Intervention de Christiane Taubira

Réunion du 11 juillet 2012 à 21h45
Harcèlement sexuel — Article 1er

Christiane Taubira, garde des sceaux :

En tout cas, nous n’engagerons pas un débat philosophique sur ce sujet cette nuit, je vous le promets.

Concernant la question de la vulnérabilité, j’entends vos arguments, monsieur Hyest. Je souligne simplement que, dans le cas du harcèlement sexuel, la vulnérabilité économique ou sociale est un état particulier qui peut donc devenir un élément incitatif pour les harceleurs. Voilà pourquoi elle constitue un facteur aggravant.

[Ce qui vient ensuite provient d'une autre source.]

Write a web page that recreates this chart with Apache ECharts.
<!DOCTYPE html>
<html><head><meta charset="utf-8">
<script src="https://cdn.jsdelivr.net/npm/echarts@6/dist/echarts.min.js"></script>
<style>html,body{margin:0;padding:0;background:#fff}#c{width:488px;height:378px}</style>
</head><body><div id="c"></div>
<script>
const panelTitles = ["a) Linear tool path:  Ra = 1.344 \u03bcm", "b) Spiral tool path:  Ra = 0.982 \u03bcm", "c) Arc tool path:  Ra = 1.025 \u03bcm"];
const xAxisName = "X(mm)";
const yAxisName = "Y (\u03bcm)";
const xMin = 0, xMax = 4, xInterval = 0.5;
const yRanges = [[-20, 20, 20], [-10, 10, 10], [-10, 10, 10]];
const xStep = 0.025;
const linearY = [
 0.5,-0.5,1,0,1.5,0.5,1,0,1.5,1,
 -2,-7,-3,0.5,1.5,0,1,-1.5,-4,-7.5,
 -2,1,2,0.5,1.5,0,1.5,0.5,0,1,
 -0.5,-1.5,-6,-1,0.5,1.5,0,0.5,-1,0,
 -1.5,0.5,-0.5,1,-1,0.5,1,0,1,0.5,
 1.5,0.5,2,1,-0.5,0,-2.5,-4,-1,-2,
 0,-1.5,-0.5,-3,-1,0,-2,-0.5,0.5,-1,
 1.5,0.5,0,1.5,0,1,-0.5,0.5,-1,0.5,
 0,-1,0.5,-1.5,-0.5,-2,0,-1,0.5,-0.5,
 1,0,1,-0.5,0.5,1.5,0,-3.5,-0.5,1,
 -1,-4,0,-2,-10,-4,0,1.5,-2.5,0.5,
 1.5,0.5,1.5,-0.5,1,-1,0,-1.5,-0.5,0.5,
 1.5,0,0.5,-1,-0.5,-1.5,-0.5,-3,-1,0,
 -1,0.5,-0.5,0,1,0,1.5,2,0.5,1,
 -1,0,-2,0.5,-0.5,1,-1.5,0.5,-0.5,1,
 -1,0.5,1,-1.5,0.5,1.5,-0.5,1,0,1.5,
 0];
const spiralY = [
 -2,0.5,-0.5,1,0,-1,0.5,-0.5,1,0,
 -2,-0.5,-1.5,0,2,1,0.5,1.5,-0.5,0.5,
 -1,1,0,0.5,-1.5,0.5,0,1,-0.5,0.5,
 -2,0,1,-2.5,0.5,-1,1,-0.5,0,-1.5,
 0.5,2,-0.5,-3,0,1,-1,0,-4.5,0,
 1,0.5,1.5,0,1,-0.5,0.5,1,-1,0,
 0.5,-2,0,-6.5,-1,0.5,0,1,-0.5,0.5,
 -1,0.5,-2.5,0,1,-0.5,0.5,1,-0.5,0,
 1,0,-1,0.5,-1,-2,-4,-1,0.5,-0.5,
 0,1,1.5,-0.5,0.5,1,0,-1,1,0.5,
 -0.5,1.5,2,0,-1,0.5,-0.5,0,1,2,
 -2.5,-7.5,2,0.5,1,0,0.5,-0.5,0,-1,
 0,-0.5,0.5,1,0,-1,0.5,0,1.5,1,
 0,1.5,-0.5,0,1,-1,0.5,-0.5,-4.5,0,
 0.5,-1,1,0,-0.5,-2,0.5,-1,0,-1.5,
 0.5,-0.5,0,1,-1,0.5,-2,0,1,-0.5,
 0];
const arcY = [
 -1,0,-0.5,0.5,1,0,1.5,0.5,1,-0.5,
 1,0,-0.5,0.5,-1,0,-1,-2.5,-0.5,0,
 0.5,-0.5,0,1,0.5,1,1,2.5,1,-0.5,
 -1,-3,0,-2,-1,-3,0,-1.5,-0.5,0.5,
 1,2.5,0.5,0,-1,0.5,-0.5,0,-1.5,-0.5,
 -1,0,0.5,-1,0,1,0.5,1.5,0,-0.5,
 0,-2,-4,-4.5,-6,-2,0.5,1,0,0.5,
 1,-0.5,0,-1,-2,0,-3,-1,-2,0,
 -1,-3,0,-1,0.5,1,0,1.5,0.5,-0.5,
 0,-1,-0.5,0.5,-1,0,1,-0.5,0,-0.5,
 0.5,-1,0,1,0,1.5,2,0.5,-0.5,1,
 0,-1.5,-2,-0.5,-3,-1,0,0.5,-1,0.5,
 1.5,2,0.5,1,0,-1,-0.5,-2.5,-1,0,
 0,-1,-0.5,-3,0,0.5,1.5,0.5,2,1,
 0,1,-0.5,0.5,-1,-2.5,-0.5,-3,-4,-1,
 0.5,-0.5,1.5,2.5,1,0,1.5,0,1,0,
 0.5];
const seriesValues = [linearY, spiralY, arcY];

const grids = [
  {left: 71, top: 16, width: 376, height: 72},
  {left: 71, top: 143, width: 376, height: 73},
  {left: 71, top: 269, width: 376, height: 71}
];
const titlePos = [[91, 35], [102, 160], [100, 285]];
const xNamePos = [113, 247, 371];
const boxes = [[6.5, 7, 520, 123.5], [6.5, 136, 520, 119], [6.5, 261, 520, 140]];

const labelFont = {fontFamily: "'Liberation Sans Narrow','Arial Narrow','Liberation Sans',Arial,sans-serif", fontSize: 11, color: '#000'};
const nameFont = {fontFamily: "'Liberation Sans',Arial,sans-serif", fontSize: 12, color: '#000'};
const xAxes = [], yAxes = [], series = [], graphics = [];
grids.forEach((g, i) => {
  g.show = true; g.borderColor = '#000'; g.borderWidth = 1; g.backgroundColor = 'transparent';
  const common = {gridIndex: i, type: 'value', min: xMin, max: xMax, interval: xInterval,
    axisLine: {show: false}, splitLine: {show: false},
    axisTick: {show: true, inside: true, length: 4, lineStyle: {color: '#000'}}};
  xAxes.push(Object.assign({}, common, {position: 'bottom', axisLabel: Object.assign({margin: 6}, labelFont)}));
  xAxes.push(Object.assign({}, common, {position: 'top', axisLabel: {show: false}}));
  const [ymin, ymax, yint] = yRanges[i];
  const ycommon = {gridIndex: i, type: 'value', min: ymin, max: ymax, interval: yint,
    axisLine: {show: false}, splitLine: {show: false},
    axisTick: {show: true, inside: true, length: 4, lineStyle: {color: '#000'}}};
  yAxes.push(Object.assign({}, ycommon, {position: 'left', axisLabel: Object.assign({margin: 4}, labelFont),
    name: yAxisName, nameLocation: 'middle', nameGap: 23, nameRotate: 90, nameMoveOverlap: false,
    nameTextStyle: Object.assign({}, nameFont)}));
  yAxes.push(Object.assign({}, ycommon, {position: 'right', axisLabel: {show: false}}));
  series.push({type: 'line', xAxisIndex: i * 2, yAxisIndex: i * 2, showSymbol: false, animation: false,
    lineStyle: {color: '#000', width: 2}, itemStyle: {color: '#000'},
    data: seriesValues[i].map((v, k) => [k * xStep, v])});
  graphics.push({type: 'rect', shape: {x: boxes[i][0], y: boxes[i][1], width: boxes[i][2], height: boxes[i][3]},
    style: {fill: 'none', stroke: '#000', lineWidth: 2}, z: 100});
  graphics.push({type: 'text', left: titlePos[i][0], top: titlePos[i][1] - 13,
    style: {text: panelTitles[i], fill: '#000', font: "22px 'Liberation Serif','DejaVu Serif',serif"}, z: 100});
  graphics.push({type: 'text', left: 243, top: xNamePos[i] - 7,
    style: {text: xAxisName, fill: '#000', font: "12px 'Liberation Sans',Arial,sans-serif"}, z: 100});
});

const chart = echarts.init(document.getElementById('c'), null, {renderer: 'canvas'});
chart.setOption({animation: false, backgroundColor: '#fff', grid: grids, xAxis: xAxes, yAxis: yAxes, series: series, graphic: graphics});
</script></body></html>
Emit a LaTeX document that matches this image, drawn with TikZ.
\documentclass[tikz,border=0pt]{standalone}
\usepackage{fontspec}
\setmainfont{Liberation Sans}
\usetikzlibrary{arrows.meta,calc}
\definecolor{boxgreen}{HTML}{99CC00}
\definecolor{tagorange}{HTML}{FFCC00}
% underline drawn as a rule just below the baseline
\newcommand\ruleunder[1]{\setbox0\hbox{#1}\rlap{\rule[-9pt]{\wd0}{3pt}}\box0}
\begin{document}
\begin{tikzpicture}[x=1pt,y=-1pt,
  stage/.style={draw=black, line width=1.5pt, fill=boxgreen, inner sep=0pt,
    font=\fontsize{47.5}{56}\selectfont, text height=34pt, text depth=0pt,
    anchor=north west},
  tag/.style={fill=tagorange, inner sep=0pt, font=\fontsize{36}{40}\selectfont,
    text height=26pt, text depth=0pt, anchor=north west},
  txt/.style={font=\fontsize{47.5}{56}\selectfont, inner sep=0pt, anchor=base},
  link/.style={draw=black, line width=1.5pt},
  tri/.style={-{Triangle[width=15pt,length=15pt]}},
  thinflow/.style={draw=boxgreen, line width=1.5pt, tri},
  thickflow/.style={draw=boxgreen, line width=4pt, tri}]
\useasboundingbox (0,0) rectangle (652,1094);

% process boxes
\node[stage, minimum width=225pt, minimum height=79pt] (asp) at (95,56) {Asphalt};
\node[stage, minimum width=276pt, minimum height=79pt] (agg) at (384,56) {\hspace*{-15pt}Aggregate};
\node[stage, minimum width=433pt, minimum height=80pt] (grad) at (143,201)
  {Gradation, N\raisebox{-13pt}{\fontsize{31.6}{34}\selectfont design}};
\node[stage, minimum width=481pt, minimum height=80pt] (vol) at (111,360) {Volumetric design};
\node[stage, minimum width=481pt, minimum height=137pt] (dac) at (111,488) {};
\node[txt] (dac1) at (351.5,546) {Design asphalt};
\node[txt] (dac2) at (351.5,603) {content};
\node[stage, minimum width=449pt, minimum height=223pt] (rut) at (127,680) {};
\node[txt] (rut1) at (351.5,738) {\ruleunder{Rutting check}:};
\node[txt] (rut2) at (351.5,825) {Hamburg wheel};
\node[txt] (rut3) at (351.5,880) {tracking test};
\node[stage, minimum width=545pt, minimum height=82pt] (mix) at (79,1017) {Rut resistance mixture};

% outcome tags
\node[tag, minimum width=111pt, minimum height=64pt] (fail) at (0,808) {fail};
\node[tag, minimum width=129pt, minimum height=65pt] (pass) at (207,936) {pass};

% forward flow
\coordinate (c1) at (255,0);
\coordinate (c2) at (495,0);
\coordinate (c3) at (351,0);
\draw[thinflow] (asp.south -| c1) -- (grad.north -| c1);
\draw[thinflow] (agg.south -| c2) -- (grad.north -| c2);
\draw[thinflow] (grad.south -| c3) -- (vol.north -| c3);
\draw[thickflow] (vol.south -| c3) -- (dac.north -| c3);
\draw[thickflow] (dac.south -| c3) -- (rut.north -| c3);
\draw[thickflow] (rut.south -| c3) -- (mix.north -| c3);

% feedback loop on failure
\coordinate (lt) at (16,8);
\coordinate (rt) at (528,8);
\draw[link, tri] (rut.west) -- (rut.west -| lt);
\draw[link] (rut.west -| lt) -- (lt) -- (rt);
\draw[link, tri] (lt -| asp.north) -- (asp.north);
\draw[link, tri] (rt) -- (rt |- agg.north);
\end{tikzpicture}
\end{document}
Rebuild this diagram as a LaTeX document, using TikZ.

Mesdames, messieurs les sénateurs, je me félicite que nous soyons réunis dans cet hémicycle pour écrire ce texte de loi, en nous efforçant de bien définir l’incrimination et de sanctionner le délit le plus justement possible, avec toute la sévérité nécessaire mais pas plus que la sévérité nécessaire. Toutefois, force est de constater que nous sommes objectivement un peu moins exposés au harcèlement que la plupart des Français. Certes, on a constaté que ce phénomène s’observait dans toutes les catégories sociales, mais, je le répète, ce sont les personnes vulnérables et fragiles qui, dans notre société, sont le plus massivement touchées par le harcèlement sexuel.

Pour le viol, la condition de vulnérabilité économique ou sociale pourrait parfaitement constituer un facteur aggravant. Pour ma part, je ne serais pas choquée par cette contagion. Autant je suis attentive à la cohérence du code pénal, en veillant à ce que l’on ne désarticule pas toutes les normes en vigueur lorsque l’on introduit des éléments nouveaux, autant je considère que, dans des cas bien précis, certaines dispositions peuvent prendre du sens ailleurs.

Cela étant, telle n’est pas la situation face à laquelle nous nous trouvons : aucun amendement n’a été déposé en vue d’introduire le critère de la vulnérabilité économique ou sociale en cas de viol. Convenons tout au moins que, concernant le harcèlement sexuel, la vulnérabilité économique ou sociale présente, comme la précarité, un caractère plus largement incitatif que dans le cas du viol. Ce constat n’est pas particulièrement satisfaisant, j’en conviens, mais votre réticence ne me paraît pas justifiée quant à l’introduction de ce facteur aggravant.